Not Yet Enough to Matter

Not Yet Enough to Matter

How Jeffrey Epstein Survived Decades of Institutional Failure

The press writes Jeffrey Epstein as a dark magician who appeared from nowhere, bought half the ruling class, and carried his secrets to the grave.

That version is dramatic. It is also too easy.

It lets institutions off the hook.

The real story is uglier, more ordinary, and native to the United States. Epstein did not rise because he was mysterious. He rose because powerful people rewarded fraud, mistook access for intelligence, and treated young women as expendable collateral around a man who made money. Or seemed to.

The record points to the same conclusion again and again. A predator protected by money, vanity, class deference, and institutional failure.

The first lie was the myth of Epstein as financial genius.

For decades, Epstein cultivated the image of a billionaire who moved money for powerful men. The reality was less glamorous. He was a skilled manipulator. He possessed a talent for attaching himself to institutions too vain, too compromised, or too lazy to examine him closely.

The story begins in the 1970s at Bear Stearns.

Epstein taught mathematics and physics at the Dalton School in Manhattan. A parent introduced him to Ace Greenberg, a senior executive at the investment bank. Greenberg brought the young teacher to the firm, ignoring Epstein's total lack of Wall Street experience.

Soon after hiring him, Bear Stearns discovered Epstein fabricated his college degrees. They confronted him. He admitted the lie. Instead of firing him, senior executives kept him.

There it was, early and plain. Deception followed by institutional forgiveness.

The indulgence did not stop there.

Colleagues watched Epstein bend internal rules, cultivate powerful patrons, and use senior executives as insulation. In the early 1980s, Bear Stearns investigated him for questionable conduct involving IPO share allocations and personal loans.

Rather than fire him, they let him resign.

He did not leave finance disgraced. He left with something better.

Connections.

Bear Stearns executives kept introducing him to wealthy clients. The institution that investigated him became the launching pad for his career.

During the years that followed, Epstein built his fortune through opportunism, manipulation, and the confidence game that passes for sophistication in elite circles.

One early episode involved Michael Stroll, a video-game executive who handed Epstein $450,000 for a supposed oil deal. Most of the money disappeared. Stroll sued. Epstein avoided personal liability.

Other ventures included his association with Steven Hoffenberg, whose company, Towers Financial, later collapsed as a massive Ponzi scheme.

None of it produced lasting professional consequences.

Instead, Epstein climbed.

He cultivated wealthy families, socialites, and financiers. He sold himself as a specialist in hidden assets and tax-efficient structures. Whether he actually possessed extraordinary financial skill mattered less than whether powerful people believed he did. In elite circles, belief is usually enough.

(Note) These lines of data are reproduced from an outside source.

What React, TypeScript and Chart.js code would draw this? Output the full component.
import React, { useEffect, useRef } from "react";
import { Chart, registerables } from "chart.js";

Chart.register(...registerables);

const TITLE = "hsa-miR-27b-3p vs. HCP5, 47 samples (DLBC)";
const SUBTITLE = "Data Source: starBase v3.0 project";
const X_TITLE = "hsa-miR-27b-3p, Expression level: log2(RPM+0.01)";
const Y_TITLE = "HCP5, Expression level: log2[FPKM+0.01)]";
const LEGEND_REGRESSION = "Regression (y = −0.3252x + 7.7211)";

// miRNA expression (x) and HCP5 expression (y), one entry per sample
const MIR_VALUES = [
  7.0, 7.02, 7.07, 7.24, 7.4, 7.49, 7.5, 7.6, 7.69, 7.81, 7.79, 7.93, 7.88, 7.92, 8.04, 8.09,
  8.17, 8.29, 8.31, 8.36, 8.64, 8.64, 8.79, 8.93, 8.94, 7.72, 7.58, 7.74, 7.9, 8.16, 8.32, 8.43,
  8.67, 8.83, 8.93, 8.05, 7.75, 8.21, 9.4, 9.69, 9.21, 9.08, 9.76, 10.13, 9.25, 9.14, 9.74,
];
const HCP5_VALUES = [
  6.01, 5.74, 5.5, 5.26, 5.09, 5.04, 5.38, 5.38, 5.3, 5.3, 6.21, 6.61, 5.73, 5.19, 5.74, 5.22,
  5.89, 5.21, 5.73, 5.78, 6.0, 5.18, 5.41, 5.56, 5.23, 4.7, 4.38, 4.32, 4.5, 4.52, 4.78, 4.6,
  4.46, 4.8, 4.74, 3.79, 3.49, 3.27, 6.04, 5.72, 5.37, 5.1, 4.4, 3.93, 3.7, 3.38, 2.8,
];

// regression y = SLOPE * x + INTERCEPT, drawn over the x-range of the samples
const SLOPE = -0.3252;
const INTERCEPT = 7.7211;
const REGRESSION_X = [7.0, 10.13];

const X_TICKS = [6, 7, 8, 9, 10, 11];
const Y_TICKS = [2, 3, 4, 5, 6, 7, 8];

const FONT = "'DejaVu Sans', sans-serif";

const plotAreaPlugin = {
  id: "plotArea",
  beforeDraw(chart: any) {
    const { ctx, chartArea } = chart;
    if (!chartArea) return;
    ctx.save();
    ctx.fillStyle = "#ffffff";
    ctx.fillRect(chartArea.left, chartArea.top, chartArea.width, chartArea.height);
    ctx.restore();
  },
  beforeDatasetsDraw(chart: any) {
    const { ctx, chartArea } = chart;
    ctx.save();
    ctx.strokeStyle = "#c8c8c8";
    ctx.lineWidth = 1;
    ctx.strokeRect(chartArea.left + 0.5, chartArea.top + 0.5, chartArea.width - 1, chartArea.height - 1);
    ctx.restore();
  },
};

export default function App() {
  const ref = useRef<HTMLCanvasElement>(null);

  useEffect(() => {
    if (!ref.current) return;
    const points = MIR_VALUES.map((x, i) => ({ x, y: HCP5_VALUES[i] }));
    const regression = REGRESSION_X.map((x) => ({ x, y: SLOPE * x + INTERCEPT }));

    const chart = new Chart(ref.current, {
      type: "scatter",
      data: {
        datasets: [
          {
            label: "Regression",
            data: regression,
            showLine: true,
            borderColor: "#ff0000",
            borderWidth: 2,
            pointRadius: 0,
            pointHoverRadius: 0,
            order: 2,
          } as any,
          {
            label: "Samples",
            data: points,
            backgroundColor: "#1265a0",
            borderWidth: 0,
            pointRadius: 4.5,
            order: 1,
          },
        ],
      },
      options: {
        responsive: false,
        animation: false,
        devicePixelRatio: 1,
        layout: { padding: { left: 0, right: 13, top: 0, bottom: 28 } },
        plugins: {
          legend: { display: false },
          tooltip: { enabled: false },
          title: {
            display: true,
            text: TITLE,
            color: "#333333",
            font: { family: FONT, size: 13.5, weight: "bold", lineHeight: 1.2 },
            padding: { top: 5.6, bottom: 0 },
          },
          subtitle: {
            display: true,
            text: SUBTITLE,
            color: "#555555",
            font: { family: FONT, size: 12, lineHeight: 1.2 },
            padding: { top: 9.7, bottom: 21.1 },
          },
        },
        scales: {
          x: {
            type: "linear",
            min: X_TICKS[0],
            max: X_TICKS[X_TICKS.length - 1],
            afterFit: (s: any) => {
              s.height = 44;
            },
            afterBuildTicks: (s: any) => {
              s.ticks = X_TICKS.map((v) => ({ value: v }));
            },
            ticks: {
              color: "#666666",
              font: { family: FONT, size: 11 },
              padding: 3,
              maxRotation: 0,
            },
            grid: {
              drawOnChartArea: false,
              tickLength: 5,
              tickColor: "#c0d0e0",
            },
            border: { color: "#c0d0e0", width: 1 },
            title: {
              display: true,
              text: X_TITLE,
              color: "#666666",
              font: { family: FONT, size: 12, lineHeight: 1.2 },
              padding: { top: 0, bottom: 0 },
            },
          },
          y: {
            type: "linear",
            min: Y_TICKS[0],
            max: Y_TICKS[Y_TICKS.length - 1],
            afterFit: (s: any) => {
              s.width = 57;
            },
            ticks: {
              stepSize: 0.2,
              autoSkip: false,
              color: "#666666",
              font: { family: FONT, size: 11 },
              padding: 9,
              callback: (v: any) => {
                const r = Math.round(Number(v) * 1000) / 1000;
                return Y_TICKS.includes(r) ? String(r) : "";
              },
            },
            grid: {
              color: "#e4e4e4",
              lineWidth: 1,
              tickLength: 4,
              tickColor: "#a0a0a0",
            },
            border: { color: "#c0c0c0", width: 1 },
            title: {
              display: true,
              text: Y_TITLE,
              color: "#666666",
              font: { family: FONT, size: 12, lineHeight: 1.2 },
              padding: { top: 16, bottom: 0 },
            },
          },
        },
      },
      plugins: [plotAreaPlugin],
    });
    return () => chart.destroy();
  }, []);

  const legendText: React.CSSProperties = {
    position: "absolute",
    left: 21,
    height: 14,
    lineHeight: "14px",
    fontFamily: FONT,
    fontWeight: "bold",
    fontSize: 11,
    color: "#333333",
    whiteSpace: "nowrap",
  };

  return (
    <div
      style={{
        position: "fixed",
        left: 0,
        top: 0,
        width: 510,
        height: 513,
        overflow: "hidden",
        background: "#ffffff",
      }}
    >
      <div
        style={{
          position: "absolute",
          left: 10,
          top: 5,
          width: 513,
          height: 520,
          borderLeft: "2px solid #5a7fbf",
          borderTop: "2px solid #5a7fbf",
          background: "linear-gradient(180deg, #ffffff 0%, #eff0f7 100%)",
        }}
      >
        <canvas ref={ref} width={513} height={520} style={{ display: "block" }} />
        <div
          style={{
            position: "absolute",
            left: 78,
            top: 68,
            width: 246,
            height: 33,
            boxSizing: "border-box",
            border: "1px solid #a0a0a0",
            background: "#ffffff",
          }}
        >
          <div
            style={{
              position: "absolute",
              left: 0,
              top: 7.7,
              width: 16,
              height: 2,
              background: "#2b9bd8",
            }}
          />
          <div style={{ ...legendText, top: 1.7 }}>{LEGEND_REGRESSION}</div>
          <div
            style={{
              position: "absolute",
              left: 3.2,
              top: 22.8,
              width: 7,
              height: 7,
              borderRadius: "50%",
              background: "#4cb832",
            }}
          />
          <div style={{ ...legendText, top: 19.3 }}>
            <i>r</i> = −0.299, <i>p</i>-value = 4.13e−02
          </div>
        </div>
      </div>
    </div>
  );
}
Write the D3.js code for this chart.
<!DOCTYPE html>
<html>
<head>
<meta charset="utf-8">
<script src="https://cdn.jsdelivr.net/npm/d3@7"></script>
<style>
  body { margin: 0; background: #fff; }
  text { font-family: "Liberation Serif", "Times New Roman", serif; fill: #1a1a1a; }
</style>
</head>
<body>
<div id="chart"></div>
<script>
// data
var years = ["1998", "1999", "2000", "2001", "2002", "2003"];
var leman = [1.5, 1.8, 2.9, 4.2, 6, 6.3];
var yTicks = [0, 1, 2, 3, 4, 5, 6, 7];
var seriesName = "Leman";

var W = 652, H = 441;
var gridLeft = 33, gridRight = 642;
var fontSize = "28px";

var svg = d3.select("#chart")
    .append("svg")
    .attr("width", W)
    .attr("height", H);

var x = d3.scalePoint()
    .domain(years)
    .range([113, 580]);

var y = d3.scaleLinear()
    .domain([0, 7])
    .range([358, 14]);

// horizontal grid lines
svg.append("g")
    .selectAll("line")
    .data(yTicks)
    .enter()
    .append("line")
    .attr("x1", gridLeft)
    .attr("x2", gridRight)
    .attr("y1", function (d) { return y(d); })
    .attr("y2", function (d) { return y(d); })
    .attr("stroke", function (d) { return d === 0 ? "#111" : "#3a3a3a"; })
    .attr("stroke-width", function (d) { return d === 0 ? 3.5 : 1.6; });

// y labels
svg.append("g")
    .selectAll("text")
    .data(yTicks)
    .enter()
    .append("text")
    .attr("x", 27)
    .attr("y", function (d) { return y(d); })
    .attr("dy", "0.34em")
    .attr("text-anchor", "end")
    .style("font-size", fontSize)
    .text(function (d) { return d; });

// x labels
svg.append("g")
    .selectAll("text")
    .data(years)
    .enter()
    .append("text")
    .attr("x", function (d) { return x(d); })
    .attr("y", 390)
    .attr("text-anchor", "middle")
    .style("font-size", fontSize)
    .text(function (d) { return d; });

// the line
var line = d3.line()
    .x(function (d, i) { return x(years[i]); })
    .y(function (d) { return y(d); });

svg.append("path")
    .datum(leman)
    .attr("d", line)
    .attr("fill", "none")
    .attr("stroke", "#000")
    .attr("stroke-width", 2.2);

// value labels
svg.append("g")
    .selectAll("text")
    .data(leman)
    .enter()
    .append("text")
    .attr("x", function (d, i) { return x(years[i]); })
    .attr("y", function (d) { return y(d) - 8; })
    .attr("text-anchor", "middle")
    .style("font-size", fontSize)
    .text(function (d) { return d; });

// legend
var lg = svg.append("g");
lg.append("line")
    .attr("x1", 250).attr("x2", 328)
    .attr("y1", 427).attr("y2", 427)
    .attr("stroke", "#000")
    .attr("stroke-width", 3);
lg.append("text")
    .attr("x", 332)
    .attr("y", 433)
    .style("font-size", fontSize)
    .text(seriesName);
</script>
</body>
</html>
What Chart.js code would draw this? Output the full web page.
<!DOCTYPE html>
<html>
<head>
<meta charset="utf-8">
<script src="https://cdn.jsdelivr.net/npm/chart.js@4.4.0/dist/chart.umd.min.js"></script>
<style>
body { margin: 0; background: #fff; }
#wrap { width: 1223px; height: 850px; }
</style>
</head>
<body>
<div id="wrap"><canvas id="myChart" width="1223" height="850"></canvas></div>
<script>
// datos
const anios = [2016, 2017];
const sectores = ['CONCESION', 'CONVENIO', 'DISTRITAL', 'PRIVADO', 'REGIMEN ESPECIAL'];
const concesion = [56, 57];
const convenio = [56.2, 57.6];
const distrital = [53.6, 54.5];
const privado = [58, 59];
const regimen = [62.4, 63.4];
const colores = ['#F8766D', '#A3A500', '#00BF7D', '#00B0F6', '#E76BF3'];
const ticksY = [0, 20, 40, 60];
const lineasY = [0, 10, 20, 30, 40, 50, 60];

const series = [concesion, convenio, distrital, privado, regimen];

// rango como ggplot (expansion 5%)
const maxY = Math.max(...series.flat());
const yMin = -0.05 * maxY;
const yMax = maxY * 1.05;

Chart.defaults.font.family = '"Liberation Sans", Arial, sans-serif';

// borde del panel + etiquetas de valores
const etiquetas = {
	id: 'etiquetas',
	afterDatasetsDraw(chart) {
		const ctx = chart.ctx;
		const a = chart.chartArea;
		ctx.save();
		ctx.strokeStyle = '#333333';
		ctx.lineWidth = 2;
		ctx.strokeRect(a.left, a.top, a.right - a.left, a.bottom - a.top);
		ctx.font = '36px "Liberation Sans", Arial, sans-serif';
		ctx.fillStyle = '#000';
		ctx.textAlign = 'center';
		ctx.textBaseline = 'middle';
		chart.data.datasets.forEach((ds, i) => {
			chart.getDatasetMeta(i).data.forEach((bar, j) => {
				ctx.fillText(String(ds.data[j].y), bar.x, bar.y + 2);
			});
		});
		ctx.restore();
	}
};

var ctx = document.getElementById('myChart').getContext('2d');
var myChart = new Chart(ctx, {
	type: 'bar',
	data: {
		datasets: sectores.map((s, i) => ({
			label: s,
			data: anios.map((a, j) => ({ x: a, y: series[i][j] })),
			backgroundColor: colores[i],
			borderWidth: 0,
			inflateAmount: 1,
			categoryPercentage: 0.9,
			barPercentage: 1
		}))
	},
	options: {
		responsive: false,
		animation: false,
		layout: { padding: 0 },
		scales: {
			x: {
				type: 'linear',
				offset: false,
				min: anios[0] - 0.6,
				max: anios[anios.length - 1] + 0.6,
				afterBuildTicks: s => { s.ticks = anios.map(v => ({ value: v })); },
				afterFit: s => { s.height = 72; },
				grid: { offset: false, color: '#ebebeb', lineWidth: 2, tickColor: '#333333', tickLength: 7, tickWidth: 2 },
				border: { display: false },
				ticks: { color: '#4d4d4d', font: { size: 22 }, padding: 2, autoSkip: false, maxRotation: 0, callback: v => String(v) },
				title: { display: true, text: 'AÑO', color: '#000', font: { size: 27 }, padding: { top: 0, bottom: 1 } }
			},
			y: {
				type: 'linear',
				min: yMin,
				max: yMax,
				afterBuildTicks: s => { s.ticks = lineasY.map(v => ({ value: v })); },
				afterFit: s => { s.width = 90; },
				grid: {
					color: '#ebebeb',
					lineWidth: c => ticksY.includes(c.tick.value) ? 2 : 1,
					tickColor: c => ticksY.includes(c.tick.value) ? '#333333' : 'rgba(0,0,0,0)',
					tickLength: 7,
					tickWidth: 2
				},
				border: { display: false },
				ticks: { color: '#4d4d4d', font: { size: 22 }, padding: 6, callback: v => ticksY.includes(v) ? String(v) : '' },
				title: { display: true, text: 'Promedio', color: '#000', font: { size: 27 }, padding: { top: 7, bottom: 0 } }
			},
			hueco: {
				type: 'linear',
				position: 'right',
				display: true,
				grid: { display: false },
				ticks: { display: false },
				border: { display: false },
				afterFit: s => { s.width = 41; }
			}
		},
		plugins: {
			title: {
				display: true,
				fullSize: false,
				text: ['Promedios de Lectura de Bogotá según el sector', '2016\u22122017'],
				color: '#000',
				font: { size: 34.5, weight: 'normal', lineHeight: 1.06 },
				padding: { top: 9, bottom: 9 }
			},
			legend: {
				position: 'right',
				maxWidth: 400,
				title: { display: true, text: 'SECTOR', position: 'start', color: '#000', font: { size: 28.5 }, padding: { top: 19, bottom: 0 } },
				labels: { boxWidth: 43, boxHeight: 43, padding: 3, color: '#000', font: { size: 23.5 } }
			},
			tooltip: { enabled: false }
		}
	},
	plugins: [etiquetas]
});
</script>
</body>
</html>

The turning point came through Leslie Wexner, the billionaire behind The Limited and Victoria’s Secret.

Epstein gained power of attorney over Wexner’s finances. He managed significant portions of his wealth.

That relationship gave Epstein something more valuable than money. It gave him legitimacy.

With Wexner behind him, Epstein moved through elite financial circles as the trusted adviser to one of the richest men in the United States. That single credential opened doors everywhere. Wall Street. Universities. Philanthropy. Politics.

Even then, the financial mystery never disappeared.

He had few visible clients. His trading activity remained opaque. Yet he accumulated extraordinary assets. Mansions. Aircraft. A private island in the Caribbean.

What mattered more than the exact mechanics of his wealth was the system that accepted it.

Banks accepted him.

Elite social circles absorbed him.

Academia proved just as hollow. Epstein recognized that universities run on the same fuel as Wall Street. Cash and vanity. He poured millions into Harvard and the Massachusetts Institute of Technology. He funded evolutionary dynamics and theoretical physics. In return, the brightest minds in the United States lent him their prestige. Gell-Mann and Krauss attended his dinners. Church took his money. They rode his planes. They treated a predator like a visionary because he wrote the checks. The pursuit of knowledge bowed to the pursuit of funding.

By the late 1990s, Epstein built relationships across politics, business, and celebrity culture. His Manhattan townhouse became a salon for prominent scientists and ambitious men who enjoyed orbiting status.

Behind that façade, Epstein built a sexual-abuse network involving underage girls.

The abuse required logistics. It required an infrastructure of complicity. Assistants managed the schedules. Housekeepers stocked the mansions. Private pilots filed the flight plans. The machine was not just billionaires and politicians. It was a payroll of ordinary people who looked the other way for a salary. They normalized the grotesque because the checks cleared.

The machine did not merely tolerate him at the top. It tolerated him at the gates.

Federal records show how he bought relationships with U.S. Customs and Border Protection officers stationed in St. Thomas. Favors. Friendliness. Access. The quiet softening of scrutiny. Epstein understood that power does not only live in boardrooms. It lives with the people who wave others through.

The same pattern defined his elite friendships.